TASK BRIEF:
Extract the opening line of the entries and every line after it, stopping at and including the line that contains "bottom += vals". Do not include pictures.

RECORDS FOR THE EXERCISE:

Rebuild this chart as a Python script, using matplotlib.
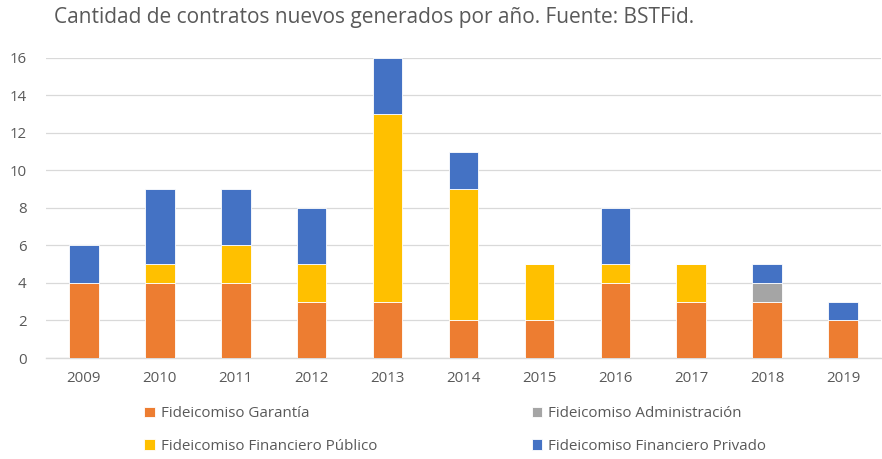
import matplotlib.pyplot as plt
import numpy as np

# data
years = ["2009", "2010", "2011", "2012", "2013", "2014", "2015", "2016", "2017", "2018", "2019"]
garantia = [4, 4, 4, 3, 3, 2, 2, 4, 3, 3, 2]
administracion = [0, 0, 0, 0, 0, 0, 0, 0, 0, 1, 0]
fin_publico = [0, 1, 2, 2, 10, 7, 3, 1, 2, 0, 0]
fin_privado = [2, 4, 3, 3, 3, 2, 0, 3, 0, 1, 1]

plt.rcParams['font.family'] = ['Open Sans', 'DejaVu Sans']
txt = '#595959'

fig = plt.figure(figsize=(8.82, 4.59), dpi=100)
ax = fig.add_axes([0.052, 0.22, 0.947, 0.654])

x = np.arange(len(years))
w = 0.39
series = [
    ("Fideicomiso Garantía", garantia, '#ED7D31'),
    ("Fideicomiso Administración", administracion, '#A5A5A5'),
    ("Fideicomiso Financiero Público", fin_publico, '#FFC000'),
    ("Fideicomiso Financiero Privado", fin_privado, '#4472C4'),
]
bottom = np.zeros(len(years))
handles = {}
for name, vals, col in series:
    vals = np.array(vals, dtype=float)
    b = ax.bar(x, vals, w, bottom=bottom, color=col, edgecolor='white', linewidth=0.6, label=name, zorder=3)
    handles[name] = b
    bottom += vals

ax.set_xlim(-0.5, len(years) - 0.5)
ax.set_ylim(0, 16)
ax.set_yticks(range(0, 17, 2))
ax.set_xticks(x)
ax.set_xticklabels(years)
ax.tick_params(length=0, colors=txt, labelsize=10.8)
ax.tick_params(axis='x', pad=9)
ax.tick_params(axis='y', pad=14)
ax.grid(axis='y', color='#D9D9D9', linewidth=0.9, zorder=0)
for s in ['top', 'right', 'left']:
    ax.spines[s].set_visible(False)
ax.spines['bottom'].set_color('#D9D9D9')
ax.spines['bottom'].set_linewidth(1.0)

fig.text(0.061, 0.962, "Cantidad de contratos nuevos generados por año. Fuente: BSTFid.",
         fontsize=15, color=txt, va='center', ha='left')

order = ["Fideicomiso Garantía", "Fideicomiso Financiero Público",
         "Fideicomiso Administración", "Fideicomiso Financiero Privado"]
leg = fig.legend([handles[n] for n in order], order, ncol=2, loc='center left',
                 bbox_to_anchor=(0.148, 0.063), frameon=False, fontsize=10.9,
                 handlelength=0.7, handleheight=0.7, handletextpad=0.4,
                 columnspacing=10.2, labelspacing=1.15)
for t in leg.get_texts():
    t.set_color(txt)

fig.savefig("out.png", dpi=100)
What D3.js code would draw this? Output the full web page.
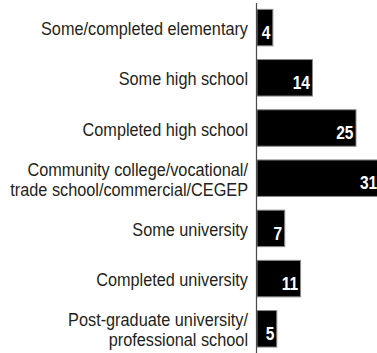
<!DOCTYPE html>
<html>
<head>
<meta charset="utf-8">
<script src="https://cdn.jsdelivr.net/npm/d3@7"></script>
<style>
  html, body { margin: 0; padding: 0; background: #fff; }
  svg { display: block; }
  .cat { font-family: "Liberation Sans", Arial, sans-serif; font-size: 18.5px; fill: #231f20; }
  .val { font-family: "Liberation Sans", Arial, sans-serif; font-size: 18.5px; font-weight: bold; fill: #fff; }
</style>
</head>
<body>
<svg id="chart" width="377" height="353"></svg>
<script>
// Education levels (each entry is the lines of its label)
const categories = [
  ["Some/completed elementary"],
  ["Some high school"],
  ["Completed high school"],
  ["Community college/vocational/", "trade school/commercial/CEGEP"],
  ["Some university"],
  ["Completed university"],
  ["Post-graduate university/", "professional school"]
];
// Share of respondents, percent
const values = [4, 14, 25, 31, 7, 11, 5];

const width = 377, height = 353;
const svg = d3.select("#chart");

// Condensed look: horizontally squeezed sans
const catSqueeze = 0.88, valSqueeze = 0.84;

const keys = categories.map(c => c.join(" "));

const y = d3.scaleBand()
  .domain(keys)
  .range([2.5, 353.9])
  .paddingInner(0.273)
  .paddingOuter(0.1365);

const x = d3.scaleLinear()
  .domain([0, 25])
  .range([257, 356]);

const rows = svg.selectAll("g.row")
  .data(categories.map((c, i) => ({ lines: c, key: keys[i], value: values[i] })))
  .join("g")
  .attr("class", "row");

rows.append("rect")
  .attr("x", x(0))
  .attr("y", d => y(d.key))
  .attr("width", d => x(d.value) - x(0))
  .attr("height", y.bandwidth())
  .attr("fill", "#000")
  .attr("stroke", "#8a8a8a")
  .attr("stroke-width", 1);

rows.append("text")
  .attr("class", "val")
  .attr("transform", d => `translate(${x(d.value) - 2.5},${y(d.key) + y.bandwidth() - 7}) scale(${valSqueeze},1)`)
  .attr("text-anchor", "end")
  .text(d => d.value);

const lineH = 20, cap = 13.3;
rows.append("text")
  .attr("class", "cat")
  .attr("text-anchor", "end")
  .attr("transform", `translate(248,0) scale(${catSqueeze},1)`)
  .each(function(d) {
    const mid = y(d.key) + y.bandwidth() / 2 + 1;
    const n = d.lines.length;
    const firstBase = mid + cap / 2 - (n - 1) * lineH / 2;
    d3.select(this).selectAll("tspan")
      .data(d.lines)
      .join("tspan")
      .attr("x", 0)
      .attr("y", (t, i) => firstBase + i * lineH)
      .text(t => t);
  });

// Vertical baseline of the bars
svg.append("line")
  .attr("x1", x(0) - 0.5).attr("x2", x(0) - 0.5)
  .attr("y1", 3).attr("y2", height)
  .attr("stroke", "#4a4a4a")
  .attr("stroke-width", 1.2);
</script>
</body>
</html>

SOLUTION TO THE PROBLEM:
Rebuild this chart as a Python script, using matplotlib.
import matplotlib.pyplot as plt
import numpy as np

# data
years = ["2009", "2010", "2011", "2012", "2013", "2014", "2015", "2016", "2017", "2018", "2019"]
garantia = [4, 4, 4, 3, 3, 2, 2, 4, 3, 3, 2]
administracion = [0, 0, 0, 0, 0, 0, 0, 0, 0, 1, 0]
fin_publico = [0, 1, 2, 2, 10, 7, 3, 1, 2, 0, 0]
fin_privado = [2, 4, 3, 3, 3, 2, 0, 3, 0, 1, 1]

plt.rcParams['font.family'] = ['Open Sans', 'DejaVu Sans']
txt = '#595959'

fig = plt.figure(figsize=(8.82, 4.59), dpi=100)
ax = fig.add_axes([0.052, 0.22, 0.947, 0.654])

x = np.arange(len(years))
w = 0.39
series = [
    ("Fideicomiso Garantía", garantia, '#ED7D31'),
    ("Fideicomiso Administración", administracion, '#A5A5A5'),
    ("Fideicomiso Financiero Público", fin_publico, '#FFC000'),
    ("Fideicomiso Financiero Privado", fin_privado, '#4472C4'),
]
bottom = np.zeros(len(years))
handles = {}
for name, vals, col in series:
    vals = np.array(vals, dtype=float)
    b = ax.bar(x, vals, w, bottom=bottom, color=col, edgecolor='white', linewidth=0.6, label=name, zorder=3)
    handles[name] = b
    bottom += vals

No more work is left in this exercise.